Tupper Lake school Superintendent Seth McGowan said his district’s plan is similar to Saranac Lake’s.

“I think generally all districts are handling this the same way,” he said in a phone interview Sunday.

He said students will be allowed to get chromebooks from the school for lessons and homework, and teachers will be available for assistance.

“We use everything from Google Hangouts to Facetime, phone calls or text messages,” he said, “so there’s no shortage of communication tools.”

Any student, including younger siblings who aren’t of school age yet, is eligible for the free and reduced-cost meal program. McGowan said the school’s transportation system may deliver some food and school work to students’ homes, but most of that will be distributed at pickup sites. He said L.P. Quinn Elementary School will be one of those sites, and the district is working on securing more.

“Some of it is not starting immediately,” he said. “The instruction and homework will be several days before they’re all ready to go. Some are ready. The meal program will probably start Tuesday.”

The high school’s spring musical production of “Into the Woods” was supposed to be performed this week but has been canceled.

Like Fox, McGowan said he hasn’t experienced a situation like this in the past.

“It’s certainly uncharted territory,” he said. “I feel like the collective imagination of the employees here is what led this decision making. We’re going to have to rely on different strategies than we normally do. It’s definitely inconvenient. We had to cancel the musical and do other things that are regrettable. For seniors, this is there last chance to participate in a lot of things.

“As long as we’re trying to provide the best possible opportunity for our kids, the decisions are limited but they become easier.”

AuSable Valley

In a letter to parents, the AuSable Valley Central School District confirmed its closure and said the decision was recommended by both the Essex and Clinton County health departments. The AVCSD straddles the Clinton-Essex County line.

“These are uncertain times, and the challenges which we collectively face are new and ever-changing,” the letter reads. “This action has not been taken lightly.

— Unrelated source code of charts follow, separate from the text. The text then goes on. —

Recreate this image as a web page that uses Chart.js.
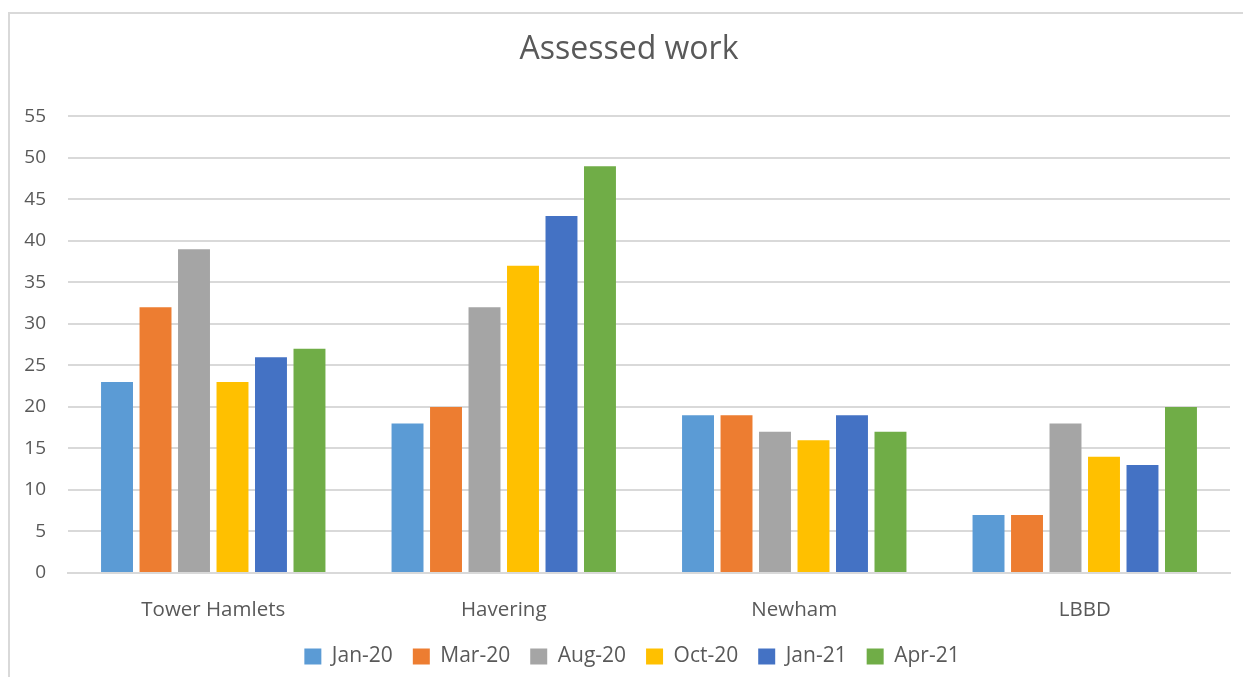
<!DOCTYPE html>
<html>
<head>
<meta charset="utf-8">
<script src="https://cdn.jsdelivr.net/npm/chart.js@4"></script>
<style>
  html, body { margin: 0; padding: 0; background: #fff; overflow: hidden; }
  #frame {
    position: absolute; left: 8px; top: 12px; width: 1300px; height: 700px;
    border: 2px solid #d9d9d9; box-sizing: border-box;
  }
  #wrap { position: absolute; left: 0; top: 0; width: 1243px; height: 677px; }
</style>
</head>
<body>
<div id="frame"></div>
<div id="wrap"><canvas id="chart" width="1243" height="677"></canvas></div>
<script>
const categories = ["Tower Hamlets", "Havering", "Newham", "LBBD"];
const seriesNames = ["Jan-20", "Mar-20", "Aug-20", "Oct-20", "Jan-21", "Apr-21"];
const jan20 = [23, 18, 19, 7];
const mar20 = [32, 20, 19, 7];
const aug20 = [39, 32, 17, 18];
const oct20 = [23, 37, 16, 14];
const jan21 = [26, 43, 19, 13];
const apr21 = [27, 49, 17, 20];
const seriesColors = ["#5b9bd5", "#ed7d31", "#a5a5a5", "#ffc000", "#4472c4", "#70ad47"];

const textColor = "#595959";
const fontFamily = "'Open Sans', 'Liberation Sans', sans-serif";

const seriesValues = [jan20, mar20, aug20, oct20, jan21, apr21];

// title and legend sit a little right of centre in the original
const nudgeBlocks = {
  id: "nudgeBlocks",
  afterLayout(chart) {
    if (chart.legend) chart.legend.left += 34;
    if (chart.titleBlock) chart.titleBlock.left += 28;
  },
};

new Chart(document.getElementById("chart"), {
  type: "bar",
  data: {
    labels: categories,
    datasets: seriesNames.map((name, i) => ({
      label: name,
      data: seriesValues[i],
      backgroundColor: seriesColors[i],
      categoryPercentage: 0.795,
      barPercentage: 0.83,
    })),
  },
  plugins: [nudgeBlocks],
  options: {
    responsive: false,
    animation: false,
    layout: { padding: { left: 0, right: 13, top: 0, bottom: 0 } },
    plugins: {
      title: {
        display: true,
        text: "Assessed work",
        color: textColor,
        font: { family: fontFamily, size: 32, weight: "normal" },
        padding: { top: 31, bottom: 47 },
      },
      legend: {
        position: "bottom",
        labels: {
          color: textColor,
          font: { family: fontFamily, size: 21 },
          boxWidth: 17,
          boxHeight: 16,
          padding: 20,
        },
      },
      tooltip: { enabled: false },
    },
    scales: {
      x: {
        grid: { display: false, drawTicks: false },
        border: { display: true, color: "#d9d9d9", width: 2 },
        ticks: { color: textColor, font: { family: fontFamily, size: 20.5 }, padding: 25 },
        afterFit: (scale) => { scale.height = 53; },
      },
      y: {
        min: 0,
        max: 55,
        ticks: { stepSize: 5, color: textColor, font: { family: fontFamily, size: 19 }, padding: 22 },
        grid: { color: "#d9d9d9", lineWidth: 2, drawTicks: false },
        border: { display: false },
        afterFit: (scale) => { scale.width = 68; },
      },
    },
  },
});
</script>
</body>
</html>
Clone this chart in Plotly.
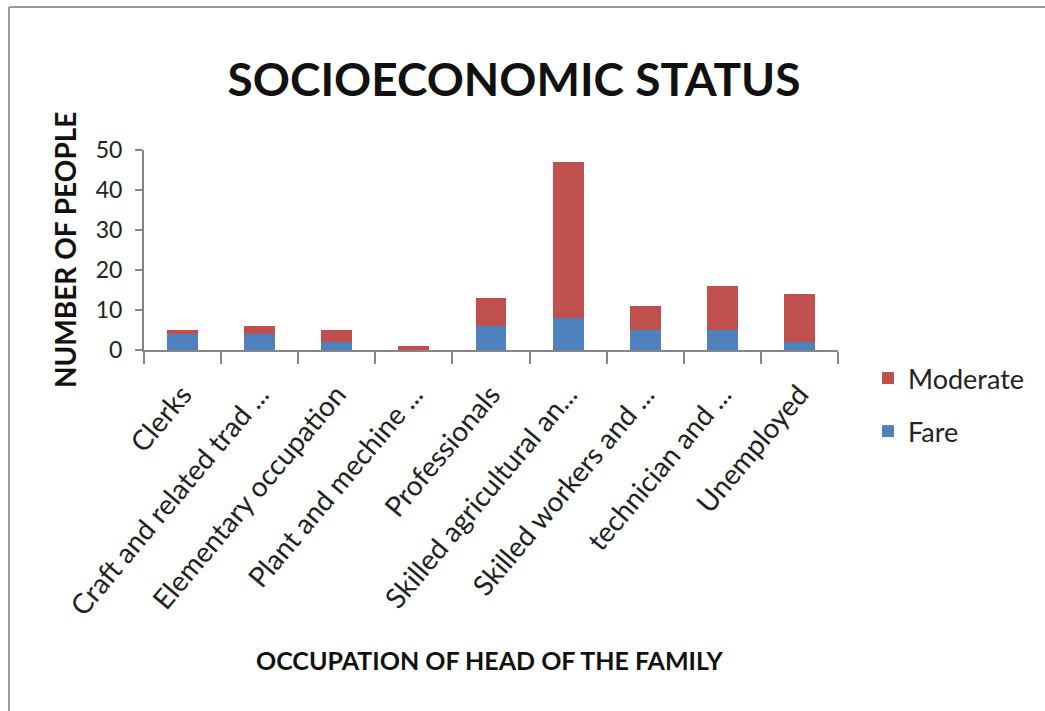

It is fully understood that this closure will create hardships for families, and each district will continue to support our community as best as possible throughout this situation.”

The district said Superintendent Paul Savage will reach out to parents and students to share the schools’ plans for distance learning.


Keene Central School District administrators are working to finalize a plan for continuing instruction for students, Superintendent Dan Mayberry said in an email.

“Depending on grade level and course — students will be working through some provided material and online programming specific to their course,” he said.

The district sent out a survey last week to ask families for feedback on students’ need for computer access, internet access and need for school-provided breakfasts and lunches.

“We believe we have addressed the computer issue by sending students home with their chromebooks on Friday,” Mayberry said. “In the coming days we will verify access to the internet as reported by families and make alternative plans to address any lack of access.

“Last week we had already begun planning to provide meals to students (receiving) free and reduced breakfast/lunch and will be finalizing the implementation details tomorrow (Monday).”

Mayberry said he understands local school districts’ decisions to close has a “tremendous impact” on the schools’ communities.

“We strive to do all we can to move our students forward academically and address their needs,” he said. “We thank everyone for their patience and understanding as we move forward in the coming days and weeks.”